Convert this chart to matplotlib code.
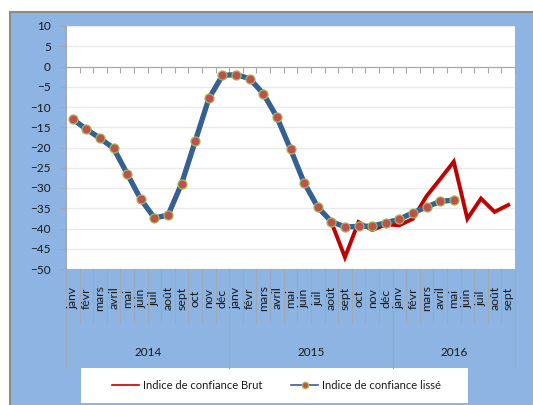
import matplotlib
matplotlib.use("Agg")
import matplotlib.pyplot as plt
from matplotlib.patches import Rectangle
from matplotlib.lines import Line2D
import numpy as np

plt.rcParams['font.family'] = ['Lato', 'DejaVu Sans']

months = ["janv", "févr", "mars", "avril", "mai", "juin", "juil", "août",
          "sept", "oct", "nov", "déc"]
years = ["2014", "2015", "2016"]
year_lengths = [12, 12, 9]
categories = months + months + months[:9]

brut = [-13.0, -15.5, -17.7, -20.2, -26.5, -32.8, -37.4, -36.7, -28.9, -18.4, -7.9, -2.2,
        -2.0, -3.0, -6.7, -12.5, -20.4, -28.7, -34.7, -38.4, -47.1, -38.4, -40.4, -39.0,
        -39.2, -37.6, -32.0, -27.8, -23.5, -37.6, -32.6, -35.9, -34.2]
lisse = [-13.0, -15.5, -17.7, -20.2, -26.5, -32.8, -37.4, -36.7, -28.9, -18.4, -7.9, -2.2,
         -2.0, -3.0, -6.7, -12.5, -20.4, -28.7, -34.7, -38.3, -39.6, -39.5, -39.4, -38.6,
         -37.7, -36.1, -34.7, -33.3, -33.0]

BG = '#8DB4E2'
W, H = 533, 405
fig = plt.figure(figsize=(W / 100, H / 100), dpi=100, facecolor='white')
fig.patches.append(Rectangle((10 / W, -0.01), 1.0, (H - 12) / H + 0.01,
                             transform=fig.transFigure, facecolor=BG,
                             edgecolor='#8C8C8C', linewidth=1.5, zorder=0))

ax_l, ax_r, ax_t, ax_b = 66, 515, 26, 269
ax = fig.add_axes([ax_l / W, 1 - ax_b / H, (ax_r - ax_l) / W, (ax_b - ax_t) / H])
ax.set_zorder(2)
ax.set_facecolor('white')

n = len(categories)
x_all = np.arange(n)
ax.plot(x_all, brut, color='#C00000', lw=2.8, solid_joinstyle='miter', zorder=3,
        label='Indice de confiance Brut')
ax.plot(np.arange(len(lisse)), lisse, color='#376092', lw=3.8, zorder=4,
        marker='o', markersize=6.5, markerfacecolor='#C0504D',
        markeredgecolor='#9BBB59', markeredgewidth=0.9,
        label='Indice de confiance lissé')

ax.set_xlim(-0.5, n - 0.5)
ax.set_ylim(-50, 10)
ax.set_yticks(np.arange(-50, 11, 5))
ax.yaxis.grid(True, color='#EAEAEA', lw=1.0)
ax.set_axisbelow(True)

for s in ['top', 'right']:
    ax.spines[s].set_visible(False)
ax.spines['left'].set_color('#A6A6A6')
ax.spines['bottom'].set_position(('data', 0))
ax.spines['bottom'].set_color('#A6A6A6')
ax.spines['bottom'].set_zorder(2)

ax.set_xticks(np.arange(-0.5, n, 1.0))
ax.set_xticklabels([])
ax.tick_params(axis='x', direction='out', length=4, color='#A6A6A6')
ax.tick_params(axis='y', direction='out', length=4, color='#A6A6A6', pad=7,
               labelsize=8.5, labelcolor='#1A1A1A')

trans = ax.get_xaxis_transform()
h_ax = ax_b - ax_t
def ay(px):
    return (ax_b - px) / h_ax

for i, lab in enumerate(categories):
    ax.text(i, ay(298), lab, rotation=90, ha='center', va='center',
            fontsize=8.8, color='#1A1A1A', transform=trans, clip_on=False)

boundaries = np.arange(-0.5, n, 1.0)
year_bounds = [-0.5]
for L in year_lengths:
    year_bounds.append(year_bounds[-1] + L)
for b in boundaries:
    bottom = ay(368) if b in year_bounds else ay(323)
    ax.add_line(Line2D([b, b], [0, bottom], transform=trans, color='#9FA8B5',
                       lw=0.8, clip_on=False))

for k, yr in enumerate(years):
    c = (year_bounds[k] + year_bounds[k + 1]) / 2
    ax.text(c, ay(352), yr, ha='center', va='center', fontsize=8.5,
            color='#1A1A1A', transform=trans, clip_on=False)

# legend box
lx0, lx1, ly0, ly1 = 81, 468, 368, 403
fig.patches.append(Rectangle((lx0 / W, 1 - ly1 / H), (lx1 - lx0) / W, (ly1 - ly0) / H,
                             transform=fig.transFigure, facecolor='white',
                             edgecolor='none', zorder=1))
handles, labels = ax.get_legend_handles_labels()
h1 = Line2D([], [], color='#C00000', lw=1.2)
h2 = Line2D([], [], color='#376092', lw=1.2, marker='o', markersize=4.5,
            markerfacecolor='#C0504D', markeredgecolor='#9BBB59')
leg = fig.legend([h1, h2], labels, loc='center left', ncol=2,
                 bbox_to_anchor=(112 / W, 1 - 385.5 / H), frameon=False,
                 fontsize=8, handlelength=2.4, handletextpad=0.4,
                 columnspacing=2.6, borderpad=0, borderaxespad=0)
for t in leg.get_texts():
    t.set_color('#1A1A1A')

fig.savefig('out.png', dpi=100, facecolor='white')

WRITTEN INSTRUCTION: Every line from the start of the listing above through the line with "plt.rcParams['font.family'] = ['Lato', 'DejaVu" should be repeated exactly; skip the pictures and add nothing else.

SOLUTION:
Convert this chart to matplotlib code.
import matplotlib
matplotlib.use("Agg")
import matplotlib.pyplot as plt
from matplotlib.patches import Rectangle
from matplotlib.lines import Line2D
import numpy as np

plt.rcParams['font.family'] = ['Lato', 'DejaVu Sans']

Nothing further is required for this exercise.